C. Law & Development: Legal Transplantation
The term “legal transplantation” describes the phenomenon of borrowing legal rules from other countries. Academic debates often center on the moral and practical implications of legal transplantation and, by extension, the imposition of the rule of law. Many developing countries, including China, Russia, Turkey and Japan, since the early 1900s, had varying legal traditions of their own. When developing countries such as these adopt laws from other countries, the rules borrowed may not fit the underlying tradition, culture, and social context of the developing country. For example, Western democracies tend to focus on individual liberties, which many people associate with capitalism. Consequently, the Western notion of what constitutes the rule of law reflects this world-view. Other legal structures, however, may emphasize communitarian duties and responsibilities. Additionally, in the West, legal development occurred simultaneously with social, political and economic development, while in countries such as China, the creation of the rule of law has been driven in large part by the need to contend and interact with more developed countries. Therefore, transplanted laws may often be at odds with cultural, political and social norms since they were not simultaneously created.

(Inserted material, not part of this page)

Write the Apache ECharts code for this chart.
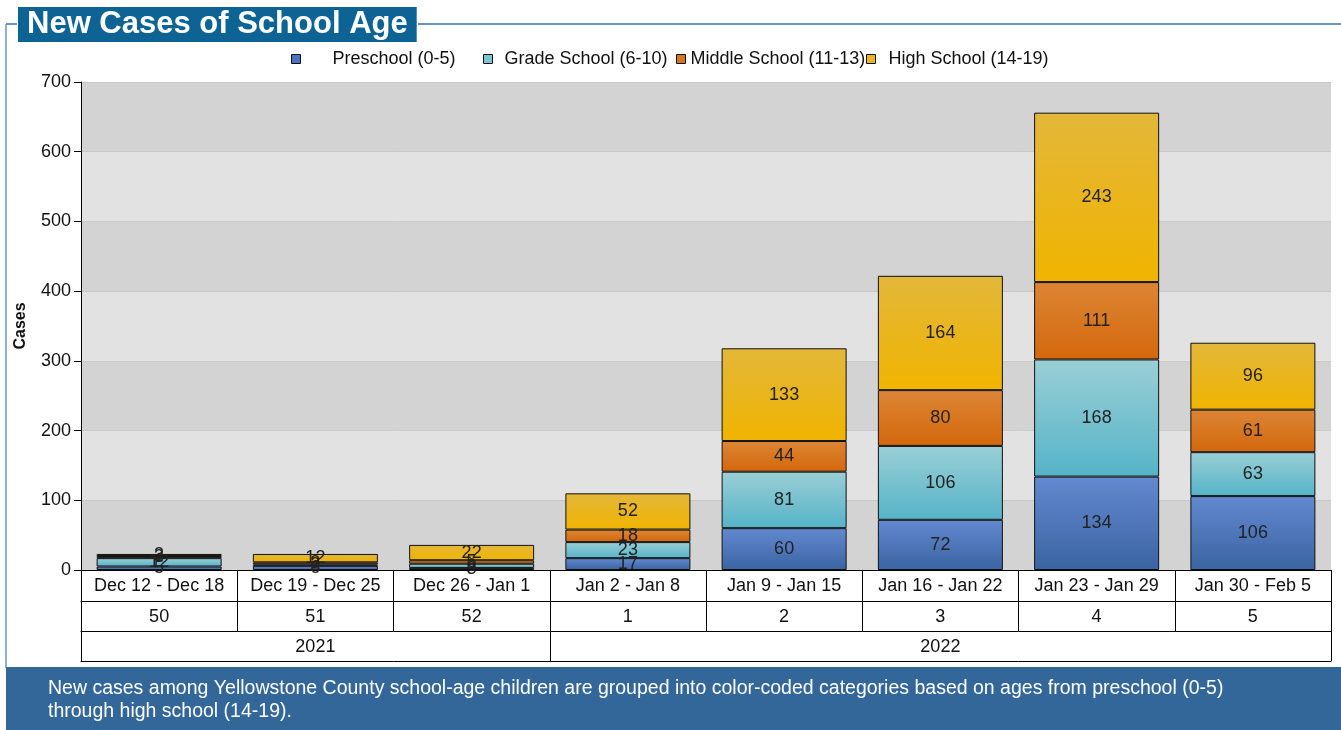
<!DOCTYPE html>
<html>
<head>
<meta charset="utf-8">
<script src="https://cdn.jsdelivr.net/npm/echarts@6/dist/echarts.min.js"></script>
<style>
  html, body { margin: 0; padding: 0; background: #fff; }
  #chart { width: 1341px; height: 730px; }
</style>
</head>
<body>
<div id="chart"></div>
<script>
// week ranges, week numbers and year labels for the x table
const weeks = ['Dec 12 - Dec 18', 'Dec 19 - Dec 25', 'Dec 26 - Jan 1', 'Jan 2 - Jan 8',
  'Jan 9 - Jan 15', 'Jan 16 - Jan 22', 'Jan 23 - Jan 29', 'Jan 30 - Feb 5'];
const weekNums = ['50', '51', '52', '1', '2', '3', '4', '5'];
const years = ['', '2021', '', '', '', '2022', '', ''];
const yearBreaks = [0, 3, 8]; // category index where each year starts

const preschool = [5, 6, 3, 17, 60, 72, 134, 106];
const gradeSchool = [12, 2, 6, 23, 81, 106, 168, 63];
const middleSchool = [3, 3, 5, 18, 44, 80, 111, 61];
const highSchool = [3, 12, 22, 52, 133, 164, 243, 96];

const font = 'Liberation Sans, Arial, sans-serif';

const grad = (top, bottom) => new echarts.graphic.LinearGradient(0, 0, 0, 1, [
  { offset: 0, color: top },
  { offset: 1, color: bottom }
]);

const mkSeries = (name, data, top, bottom) => ({
  name: name,
  type: 'bar',
  stack: 'cases',
  barWidth: '80%',
  data: data,
  itemStyle: { color: grad(top, bottom), borderColor: '#111', borderWidth: 1 },
  label: {
    show: true,
    position: 'inside',
    color: '#222',
    fontFamily: font,
    fontSize: 18
  },
  emphasis: { disabled: true }
});

// one legend per item so the uneven spacing of the original can be kept
const mkLegend = (name, iconX, textPad, color) => ({
  top: 50,
  left: iconX,
  padding: 0,
  itemWidth: 9,
  itemHeight: 9,
  icon: 'rect',
  textStyle: { color: '#111', fontFamily: font, fontSize: 18, padding: [0, 0, 0, textPad] },
  data: [{ name: name, itemStyle: { color: color, borderColor: '#111', borderWidth: 1 } }]
});

const chart = echarts.init(document.getElementById('chart'));

const tableAxis = (data, offset, tickLen, showTick) => ({
  type: 'category',
  data: data,
  position: 'bottom',
  offset: offset,
  boundaryGap: true,
  axisLine: { show: true, lineStyle: { color: '#000', width: 1 } },
  axisTick: {
    show: true,
    inside: false,
    length: tickLen,
    interval: showTick,
    lineStyle: { color: '#000', width: 1 }
  },
  axisLabel: {
    show: true,
    interval: 0,
    color: '#111',
    fontFamily: font,
    fontSize: 18,
    margin: 7
  },
  splitLine: { show: false }
});

chart.setOption({
  animation: false,
  backgroundColor: '#fff',
  title: {
    text: 'New Cases of School Age',
    left: 18,
    top: 7,
    padding: [2, 9, 2, 9],
    backgroundColor: '#0d6494',
    textStyle: { color: '#fff', fontFamily: font, fontWeight: 'bold', fontSize: 31 }
  },
  legend: [
    mkLegend('Preschool (0-5)', 291, 27, '#4a74bf'),
    mkLegend('Grade School (6-10)', 483, 7, '#7cc4d0'),
    mkLegend('Middle School (11-13)', 676, 0, '#d8761e'),
    mkLegend('High School (14-19)', 866, 8, '#ebb618')
  ],
  grid: { left: 81, right: 10, top: 82, bottom: 160, containLabel: false },
  xAxis: [
    tableAxis(weeks, 0, 31, 0),
    tableAxis(weekNums, 31, 30, 0),
    tableAxis(years, 61, 30, (i) => yearBreaks.includes(i)),
    {
      type: 'category',
      data: weeks,
      position: 'bottom',
      offset: 91,
      axisLine: { show: true, lineStyle: { color: '#000', width: 1 } },
      axisTick: { show: false },
      axisLabel: { show: false }
    }
  ],
  yAxis: {
    type: 'value',
    min: 0,
    max: 700,
    interval: 100,
    name: 'Cases',
    nameLocation: 'middle',
    nameGap: 52,
    nameTextStyle: { color: '#111', fontFamily: font, fontWeight: 'bold', fontSize: 16 },
    axisLine: { show: true, lineStyle: { color: '#000', width: 1 } },
    axisTick: { show: true, length: 7, lineStyle: { color: '#000' } },
    axisLabel: { color: '#111', fontFamily: font, fontSize: 18, margin: 10 },
    splitLine: { show: true, lineStyle: { color: '#c8c8c8', width: 1 } },
    splitArea: { show: true, areaStyle: { color: ['#d3d3d3', '#e2e2e2'] } }
  },
  graphic: [
    // frame lines around the chart
    { type: 'line', shape: { x1: 6, y1: 24, x2: 17, y2: 24 }, style: { stroke: '#3a6eaa', lineWidth: 1.5 }, silent: true },
    { type: 'line', shape: { x1: 6, y1: 24, x2: 6, y2: 668 }, style: { stroke: '#6a93c6', lineWidth: 1.5 }, silent: true },
    { type: 'line', shape: { x1: 418, y1: 24, x2: 1341, y2: 24 }, style: { stroke: '#3a6eaa', lineWidth: 1.5 }, silent: true },
    // footer band
    { type: 'rect', shape: { x: 6, y: 667, width: 1335, height: 63 }, style: { fill: '#336699' }, silent: true },
    {
      type: 'text',
      left: 48,
      top: 677,
      style: {
        text: 'New cases among Yellowstone County school-age children are grouped into color-coded categories based on ages from preschool (0-5)\nthrough high school (14-19).',
        fill: '#fff',
        font: '19.5px ' + font,
        lineHeight: 23
      },
      silent: true
    }
  ],
  series: [
    mkSeries('Preschool (0-5)', preschool, '#6389d0', '#3a64a2'),
    mkSeries('Grade School (6-10)', gradeSchool, '#9acfd6', '#55b3c8'),
    mkSeries('Middle School (11-13)', middleSchool, '#dc8535', '#d4680c'),
    mkSeries('High School (14-19)', highSchool, '#e3b73a', '#f0b400')
  ]
});

window.addEventListener('resize', () => chart.resize());
</script>
</body>
</html>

Legal transplantation is especially common in economic laws such as competition (antitrust), consumer protection, intellectual property rights, and securities and exchange regulations. In economic law, legal transplantation usually creates less controversy than in other areas of laws such as constitutional, administrative or family law. Seemingly, this is because economic law includes concepts such as efficiency, stability, and predictability in the marketplace, whereas on non-economic laws may cut more deeply into a society’s culture. The transplantation of economic laws is still often criticized, however, as being a form of subtle blackmail. Because Western societies generally control access to the global market, to some extent, developing nations must adopt the developed nations’ laws and understandings of the rule of law in order to engage effectively in global economic activity.
As evidenced by the failure to arrive at a precise definition, the rule of law is a complicated theory. As much as it embodies politics and the ideals of democracy, an in-depth understanding of the theory must include the law’s interaction with language, history, social structure, and culture. Importantly, the rule of law is more than just a set of rules and their judicial application. As a much-advocated theory in development studies, the rule of law is also a matter of policymaking, institutional development, and international politics.